COTTON
December Cotton is near unchanged this morning after inching higher to its highest level since October 11 yesterday. The bulls are hoping for another strong export sales report this morning, now that two decent ones in a row have offered some rare optimism on the demand front. The dollar is slightly lower this morning after trading to its highest level since July 10 yesterday. The sharp increasing in the dollar since late September does not help US export prospects. US weather still looks good for crop development and harvest. India’s crop has been revised down due to recent heavy rains. Australia needs rain.
COCOA
December Cocoa has been in an consolidation mode since putting in an all-time high last April, but technical support has broken down this week with the advance of the West African main crop harvest.
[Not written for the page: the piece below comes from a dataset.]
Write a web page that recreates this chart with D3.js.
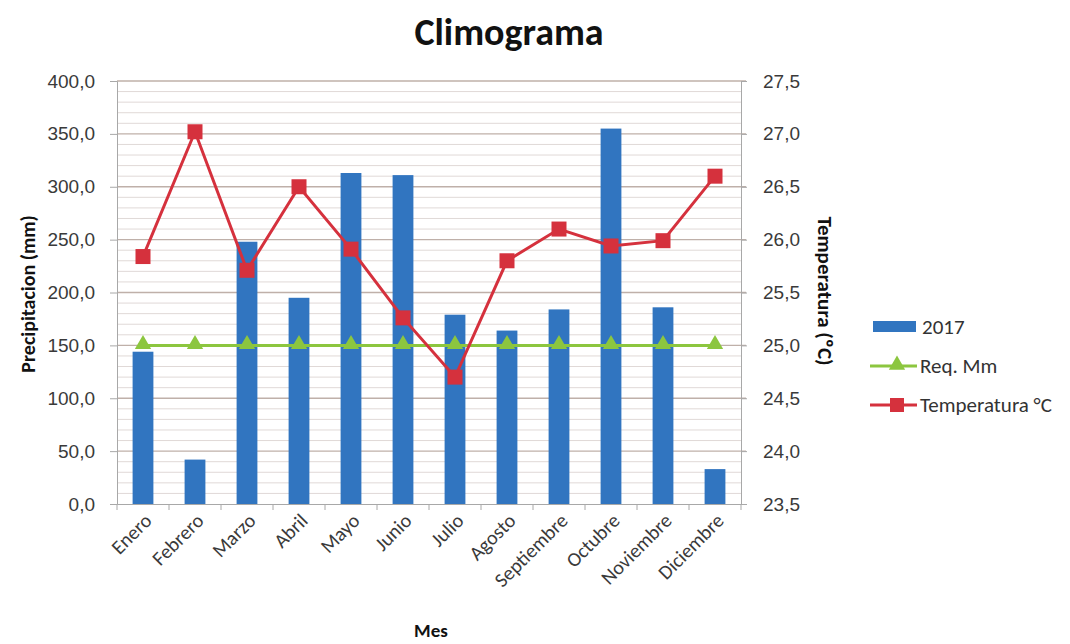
<!DOCTYPE html>
<html><head><meta charset="utf-8">
<script src="https://cdn.jsdelivr.net/npm/d3@7/dist/d3.min.js"></script>
<style>
body{margin:0;background:#fff;}
svg{display:block;font-family:Carlito,Lato,"Open Sans",sans-serif;}
</style></head>
<body><svg id="c" width="1070" height="644"></svg>
<script>
const months = ["Enero","Febrero","Marzo","Abril","Mayo","Junio","Julio","Agosto","Septiembre","Octubre","Noviembre","Diciembre"];
const precip2017 = [144, 42, 248, 195, 313, 311, 179, 164, 184, 355, 186, 33];
const reqMm = [150,150,150,150,150,150,150,150,150,150,150,150];
const temperatura = [25.84, 27.02, 25.71, 26.50, 25.91, 25.26, 24.70, 25.80, 26.10, 25.94, 25.99, 26.60];
const leftTicks = [0,50,100,150,200,250,300,350,400];
const rightTicks = [23.5,24.0,24.5,25.0,25.5,26.0,26.5,27.0,27.5];

const svg = d3.select("#c");
const L = 117, R = 741, T = 81, B = 504;
const x = d3.scaleBand().domain(months).range([L, R]).paddingInner(0.6).paddingOuter(0.3);
const xc = d3.scalePoint().domain(months).range([L, R]).padding(0.5);
const yL = d3.scaleLinear().domain([0, 400]).range([B, T]);
const yR = d3.scaleLinear().domain([23.5, 27.5]).range([B, T]);
const fmt = v => d3.format(".1f")(v).replace(".", ",");

// minor grid
svg.append("g").selectAll("line").data(d3.range(0, 401, 10).filter(v => v % 50 !== 0)).join("line")
  .attr("x1", L).attr("x2", R).attr("y1", d => yL(d)).attr("y2", d => yL(d))
  .attr("stroke", "#e0d9d7").attr("stroke-width", 1);
// major grid
svg.append("g").selectAll("line").data(leftTicks.slice(1)).join("line")
  .attr("x1", L).attr("x2", R + 5).attr("y1", d => yL(d)).attr("y2", d => yL(d))
  .attr("stroke", "#bfb0a9").attr("stroke-width", 1.3);

// axes
const axL = svg.append("g").attr("transform", `translate(${L},0)`)
  .call(d3.axisLeft(yL).tickValues(leftTicks).tickFormat(fmt).tickSize(7).tickPadding(15));
const axR = svg.append("g").attr("transform", `translate(${R},0)`)
  .call(d3.axisRight(yR).tickValues(rightTicks).tickFormat(fmt).tickSize(6).tickPadding(16));
const axB = svg.append("g").attr("transform", `translate(0,${B})`)
  .call(d3.axisBottom(x).tickSize(0).tickFormat(""));
// boundary ticks on x axis
svg.append("g").selectAll("line").data(d3.range(months.length + 1)).join("line")
  .attr("x1", i => L + i * (R - L) / months.length).attr("x2", i => L + i * (R - L) / months.length)
  .attr("y1", B).attr("y2", B + 6).attr("stroke", "#a8a8a8");
[axL, axR, axB].forEach(a => {
  a.select(".domain").attr("stroke", "#a8a8a8");
  a.selectAll(".tick line").attr("stroke", "#a8a8a8");
  a.selectAll("text").attr("fill", "#3a3a3a").style("font-size", "19px");
});

// x labels
svg.append("g").selectAll("text").data(months).join("text")
  .attr("transform", d => `translate(${xc(d) + 5},${B + 13}) rotate(-45)`)
  .attr("text-anchor", "end").attr("dy", "0.35em")
  .attr("fill", "#3a3a3a").style("font-size", "20px").text(d => d);

// bars
svg.append("g").selectAll("rect").data(months).join("rect")
  .attr("x", d => x(d)).attr("width", x.bandwidth())
  .attr("y", (d, i) => yL(precip2017[i])).attr("height", (d, i) => B - yL(precip2017[i]))
  .attr("fill", "#3175c0");

// Req Mm line
const lineL = d3.line().x((d, i) => xc(months[i])).y(d => yL(d));
svg.append("path").datum(reqMm).attr("d", lineL).attr("fill", "none")
  .attr("stroke", "#8cc63f").attr("stroke-width", 3);
const tri = d3.symbol().type(d3.symbolTriangle).size(115);
svg.append("g").selectAll("path").data(reqMm).join("path")
  .attr("d", tri).attr("transform", (d, i) => `translate(${xc(months[i])},${yL(d) - 1})`)
  .attr("fill", "#8cc63f");

// Temperature line
const lineR = d3.line().x((d, i) => xc(months[i])).y(d => yR(d));
svg.append("path").datum(temperatura).attr("d", lineR).attr("fill", "none")
  .attr("stroke", "#d5313d").attr("stroke-width", 3);
svg.append("g").selectAll("rect").data(temperatura).join("rect")
  .attr("x", (d, i) => xc(months[i]) - 7.5).attr("y", d => yR(d) - 7.5)
  .attr("width", 15).attr("height", 15).attr("fill", "#d5313d");

// titles
svg.append("text").attr("x", 509).attr("y", 45).attr("text-anchor", "middle")
  .style("font-size", "38px").style("font-weight", "bold").attr("fill", "#111").text("Climograma");
svg.append("text").attr("transform", "translate(35,294) rotate(-90)").attr("text-anchor", "middle")
  .style("font-size", "20px").style("font-weight", "bold").attr("fill", "#111").text("Precipitacion (mm)");
svg.append("text").attr("transform", "translate(818,291) rotate(90)").attr("text-anchor", "middle")
  .style("font-size", "21px").style("font-weight", "bold").attr("fill", "#111").text("Temperatura (ºC)");
svg.append("text").attr("x", 431).attr("y", 637).attr("text-anchor", "middle")
  .style("font-size", "19px").style("font-weight", "bold").attr("fill", "#111").text("Mes");

// legend
const lg = svg.append("g");
lg.append("rect").attr("x", 873).attr("y", 321).attr("width", 43).attr("height", 11).attr("fill", "#3175c0");
lg.append("text").attr("x", 922).attr("y", 334).style("font-size", "21px").attr("fill", "#333").text("2017");
lg.append("line").attr("x1", 870).attr("x2", 917).attr("y1", 366).attr("y2", 366).attr("stroke", "#8cc63f").attr("stroke-width", 3);
lg.append("path").attr("d", tri).attr("transform", "translate(897,365)").attr("fill", "#8cc63f");
lg.append("text").attr("x", 920).attr("y", 373).style("font-size", "21px").attr("fill", "#333").text("Req. Mm");
lg.append("line").attr("x1", 870).attr("x2", 917).attr("y1", 405).attr("y2", 405).attr("stroke", "#d5313d").attr("stroke-width", 3);
lg.append("rect").attr("x", 890).attr("y", 398).attr("width", 14).attr("height", 14).attr("fill", "#d5313d");
lg.append("text").attr("x", 920).attr("y", 412).style("font-size", "21px").attr("fill", "#333").text("Temperatura °C");
</script></body></html>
This week, ivory Coast’s marketing board, the CCC forecasted the nations midcrop to increase by 10% this season, although they did express some concern that recent heavy rains could lower those expectations. The ICCO predicted Ivory Coast’s total production to reach 2 million metric tons in 2024/25, up from 1.74 million in 2023/24 but below the ranged 2.10-2.25 million of the previous five years.
COFFEE
December Coffee traded to its highest level in a week overnight but was back near unchanged this morning. London robusta prices were also higher after falling to their lowest level since August 23 yesterday. Recent rainfall in Brazil has improved the outlook for the 2025 crop. More rain is needed, but the wetter trend has encouraged selling. Cash robusta prices in Vietnam fell this week on thin trading. Prices may have been pressured this month by the likely postponement of the EU’s anti-deforestation rule, which will require importers to verify their products did not come from deforested land. The looming regulation may have sparked aggressive pre-buying ahead of the previously scheduled implementation date, which was to be at end of this year. Tropical Storm Trami is headed to Vietnam’s main coffee growing region, and it may trigger heavy rains, which could slow cherry picking.
SUGAR
March Sugar pushed up against trendline resistance overnight, which if broken could spark a resumption of the uptrend off the August lows. There has been a spate of bullish commentary regarding Brazilian sugar production that could tighten and already tight supply forecast. Sugar trader Wilmar said yesterday that sugar stocks in Brazil at the start of the 2024/25 crop year were the lowest on record at 900,000 metric tons. They citied Unica data that is not made public and which only companies that are associated with the group are granted access. Wilmar said that Unica had recently revised Brazil Center-South stocks at the end of March down to 1.9 million tons from 4.3 million previously.
March Sugar is pushing up against a key resistance level this morning, and a breakout above there could confirm a bull flag formation that would project a resumption of the uptrend off the August low.